Things I liked
Confidence. Bible movies I’ve seen before have portrayed young Moses as an unsure outsider in the Pharaoh’s palace—a man who knew he was Hebrew and didn’t quite belong. Exodus presents him as a confident military leader and privileged member of the Pharaoh’s advisory team, completely unaware of his Hebrew heritage. I have no idea if this is accurate, but I found it thought-provoking.
Jealousy. Exodus’ storyline develops an interesting relationship between the Pharaoh and his son Ramses and his adopted son Moses. Those dynamics of personality and jealousy and indebtedness inform the later interactions between Ramses and the Moses who returns to Egypt to free the Hebrews.
Transformation. Setting up Moses as a military leader allows Exodus to present an interesting transformation. In this version of the story, Moses grows up with little respect for all things spiritual. He tolerates his adopted father’s reliance on a priestess to interpret what the Egyptian gods were saying. He knows nothing of his own people’s faith. Then God appears to him at the burning bush, and he believes. He believes, but he doesn’t understand—because he’s not familiar with this God. He assumes, for example, that God chose him to save the Hebrews because of his military background. So Exodus shows Moses returning to Egypt and having an unsuccessful confrontation with Ramses (who is now the Pharaoh), which leads him to begin training the Hebrews for military conquest. When Moses’ military approach fails, he has to step back and watch God do things His way. The plagues teach Moses as much about God as they teach the Pharaoh. I liked seeing Moses learn and change and grow.
Relationship.
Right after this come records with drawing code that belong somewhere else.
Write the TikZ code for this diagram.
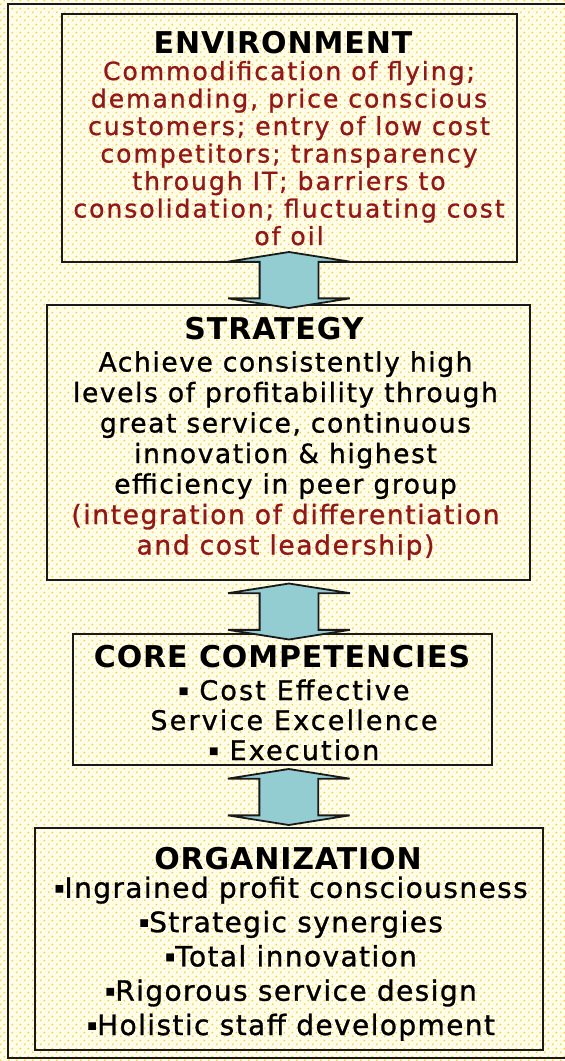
\documentclass[tikz,border=0pt]{standalone}
\usepackage{fontspec}
\setmainfont{DejaVu Sans}
\newfontfamily\envfont[LetterSpace=8,FakeBold=1]{DejaVu Sans}
\newfontfamily\stratfont[LetterSpace=6,FakeBold=1]{DejaVu Sans}
\newfontfamily\corefont[LetterSpace=8,FakeBold=1]{DejaVu Sans}
\newfontfamily\orgfont[LetterSpace=5,FakeBold=1]{DejaVu Sans}
\newfontfamily\headfont[LetterSpace=3]{DejaVu Sans}
\newcommand\sqbul{\raisebox{0.18em}{\fontsize{15}{15}\selectfont ▪}}
\usetikzlibrary{calc,shapes.arrows,patterns.meta}
\definecolor{envR}{RGB}{146,24,24}
\definecolor{linkT}{RGB}{147,205,209}
\definecolor{dotY}{RGB}{244,208,70}
\definecolor{paperY}{RGB}{255,252,232}
\tikzdeclarepattern{name=ydots,type=uncolored,
  bottom left={(0pt,0pt)},top right={(8pt,8pt)},tile size={(8pt,8pt)},
  code={\fill (2pt,2pt) circle (1.1pt); \fill (6pt,6pt) circle (1.1pt);}}

\begin{document}
\begin{tikzpicture}[x=1pt,y=-1pt,
  box/.style={draw=black!90,line width=2.4pt,inner sep=0pt},
  head/.style={font=\headfont\bfseries\fontsize{30}{34}\selectfont,anchor=base,inner sep=0pt},
  body/.style={align=center,anchor=base,inner sep=0pt},
  link/.style={double arrow,draw=black!90,line width=1.8pt,fill=linkT,
    shape border rotate=90,minimum height=56pt,minimum width=0pt,
    inner xsep=28.5pt,inner ysep=0pt,
    double arrow head extend=31.5pt,double arrow tip angle=162}]
\useasboundingbox (0,0) rectangle (565,1061);
\fill[paperY] (0,0) rectangle (565,1061);
\fill[pattern=ydots,pattern color=dotY] (0,0) rectangle (565,1061);
\draw[line width=2.4pt,black!90] (8,4) rectangle (580,1058);

\node[box,minimum width=455pt,minimum height=248pt] (env) at (289.5,138) {};
\node[box,minimum width=483pt,minimum height=275pt] (strat) at (288.5,442.5) {};
\node[box,minimum width=419pt,minimum height=131pt] (core) at (282.5,699.5) {};
\node[box,minimum width=508pt,minimum height=222pt] (org) at (289,939) {};

\node[link] (envlink) at ($(env.south)!.5!(strat.north)+(0,-3.5)$) {};
\node[link] (stratlink) at ($(strat.south)!.5!(core.north)+(3.5,4.5)$) {};
\node[link] (corelink) at ($(core.south)!.5!(org.north)+(3,0.5)$) {};

\node[head] (envhead) at (283,53) {ENVIRONMENT};
\node[body,text=envR,font=\envfont\fontsize{25}{27.5}\selectfont] (envtext) at (289,245)
  {Commodification of flying;\\ demanding, price conscious\\ customers; entry of low cost\\
   competitors; transparency\\ through IT; barriers to\\ consolidation; fluctuating cost\\ of oil};

\node[head] (strathead) at (274,339) {STRATEGY};
\node[body,font=\stratfont\fontsize{26.5}{30.5}\selectfont] (strattext) at (285.5,554.5)
  {Achieve consistently high\\ levels of profitability through\\ great service, continuous\\
   innovation \& highest\\ efficiency in peer group\\
   \textcolor{envR}{(integration of differentiation}\\ \textcolor{envR}{and cost leadership)}};

\node[head] (corehead) at (282,667) {CORE COMPETENCIES};
\node[body,font=\corefont\fontsize{27}{30}\selectfont] (coretext) at (294,760)
  {\sqbul{} Cost Effective\\ Service Excellence\\ \sqbul{} Execution};

\node[head] (orghead) at (288,869) {ORGANIZATION};
\node[body,font=\orgfont\fontsize{28}{34.3}\selectfont] (orgtext) at (291,1035)
  {\sqbul Ingrained profit consciousness\\ \sqbul Strategic synergies\\ \sqbul Total innovation\\
   \sqbul Rigorous service design\\ \sqbul Holistic staff development};
\end{tikzpicture}
\end{document}
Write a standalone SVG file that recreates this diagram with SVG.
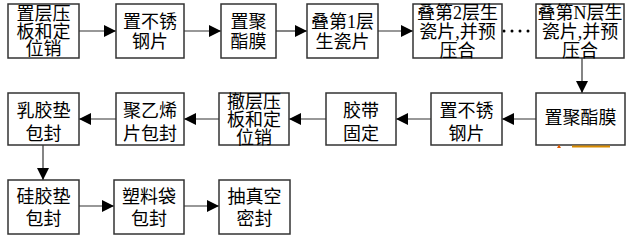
<svg xmlns="http://www.w3.org/2000/svg" width="629" height="239" viewBox="0 0 629 239">
<defs>
<marker id="ah" markerUnits="userSpaceOnUse" markerWidth="12" markerHeight="12" refX="12" refY="6" orient="auto">
<path d="M0,0 L12,6 L0,12 z" fill="#000"/>
</marker>
<style>
rect.b{fill:#fff;stroke:#333;stroke-width:1.5}
text{font-family:"Liberation Serif","Noto Sans CJK SC",serif;font-size:18px;fill:#000;text-anchor:middle}
.c line{stroke:#333;stroke-width:1.2}
.c line.a{marker-end:url(#ah)}
</style>
</defs>
<rect width="629" height="239" fill="#fff"/>
<g class="c" id="connectors">
<line class="a" x1="79" y1="31" x2="116" y2="31"/>
<line class="a" x1="184" y1="31" x2="221" y2="31"/>
<line class="a" x1="276" y1="31" x2="307" y2="31"/>
<line class="a" x1="378" y1="31" x2="413" y2="31"/>
<line x1="504" y1="31" x2="536" y2="31" style="stroke:#000;stroke-width:3;stroke-linecap:round;stroke-dasharray:0 8"/>
<line class="a" x1="582" y1="58" x2="582" y2="93"/>
<line class="a" x1="536" y1="119" x2="502" y2="119"/>
<line class="a" x1="431" y1="119" x2="396" y2="119"/>
<line class="a" x1="326" y1="119" x2="289" y2="119"/>
<line class="a" x1="219" y1="119" x2="184" y2="119"/>
<line class="a" x1="116" y1="119" x2="79" y2="119"/>
<line class="a" x1="43" y1="145" x2="43" y2="180"/>
<line class="a" x1="79" y1="206" x2="114" y2="206"/>
<line class="a" x1="184" y1="206" x2="219" y2="206"/>
</g>
<g id="n1"><rect class="b" x="8" y="4" width="71" height="54"/><text x="43.5" y="20">置层压</text><text x="43.5" y="37.5">板和定</text><text x="43.5" y="55">位销</text></g>
<g id="n2"><rect class="b" x="116" y="4" width="68" height="54"/><text x="150" y="28">置不锈</text><text x="150" y="48">钢片</text></g>
<g id="n3"><rect class="b" x="221" y="4" width="55" height="54"/><text x="248.5" y="28">置聚</text><text x="248.5" y="48">酯膜</text></g>
<g id="n4"><rect class="b" x="307" y="4" width="71" height="54"/><text x="342.5" y="28">叠第1层</text><text x="342.5" y="48">生瓷片</text></g>
<g id="n5"><rect class="b" x="413" y="4" width="89" height="54"/><text x="457.5" y="18.5">叠第2层生</text><text x="457.5" y="37.5">瓷片,并预</text><text x="457.5" y="56.5">压合</text></g>
<g id="n6"><rect class="b" x="536" y="4" width="88" height="54"/><text x="580" y="18.5">叠第N层生</text><text x="580" y="37.5">瓷片,并预</text><text x="580" y="56.5">压合</text></g>
<g id="n7"><rect class="b" x="536" y="93" width="89" height="52"/><text x="580.5" y="124">置聚酯膜</text></g>
<g id="n8"><rect class="b" x="431" y="93" width="71" height="52"/><text x="466.5" y="117">置不锈</text><text x="466.5" y="140">钢片</text></g>
<g id="n9"><rect class="b" x="326" y="93" width="70" height="52"/><text x="361" y="117">胶带</text><text x="361" y="140">固定</text></g>
<g id="n10"><rect class="b" x="219" y="93" width="70" height="52"/><text x="254" y="107.5">撤层压</text><text x="254" y="126">板和定</text><text x="254" y="144">位销</text></g>
<g id="n11"><rect class="b" x="116" y="93" width="68" height="52"/><text x="150" y="117">聚乙烯</text><text x="150" y="140">片包封</text></g>
<g id="n12"><rect class="b" x="8" y="93" width="71" height="52"/><text x="43.5" y="117">乳胶垫</text><text x="43.5" y="140">包封</text></g>
<g id="n13"><rect class="b" x="8" y="180" width="71" height="54"/><text x="43.5" y="202.5">硅胶垫</text><text x="43.5" y="224.5">包封</text></g>
<g id="n14"><rect class="b" x="114" y="180" width="70" height="54"/><text x="149" y="202.5">塑料袋</text><text x="149" y="224.5">包封</text></g>
<g id="n15"><rect class="b" x="219" y="180" width="71" height="54"/><text x="254.5" y="202.5">抽真空</text><text x="254.5" y="224.5">密封</text></g>
<rect x="572" y="145.5" width="38" height="2" fill="#d98c00"/>
<path d="M557,148 L559,144.5 L561,148 z" fill="#e05a00"/>
</svg>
Toward the end of the movie God and Moses are working on the Ten Commandments, and they have this exchange:
God: I’ve noticed that about you.
Moses: What?
God: You don’t always agree with me.
Moses: Nor you with me.
God: Yet here we are, still talking.
I like the idea that we can keep talking with God—even when we’re angry with Him, even when we disagree with Him, even when we don’t understand what He wants from us. We hang in there and keep talking. Isn’t that what relationships are all about?
Things other people didn’t like
I read some other reviews of Exodus: Gods and Kings before seeing the movie, and most of them gave the movie very low marks. The criticism—from Christians as well as nonChristians—covered the acting, the special effects, the departures from the Biblical narrative (yes, there were some), the fact that Director Ridley Scott is a religious skeptic, and even the fact that the cast was mostly white people. I am not enough of a film (or social) critic to know how much merit those accusations have.
I just know that Exodus entertained me while I was watching it, and it made me think afterward. What more can I ask from a movie?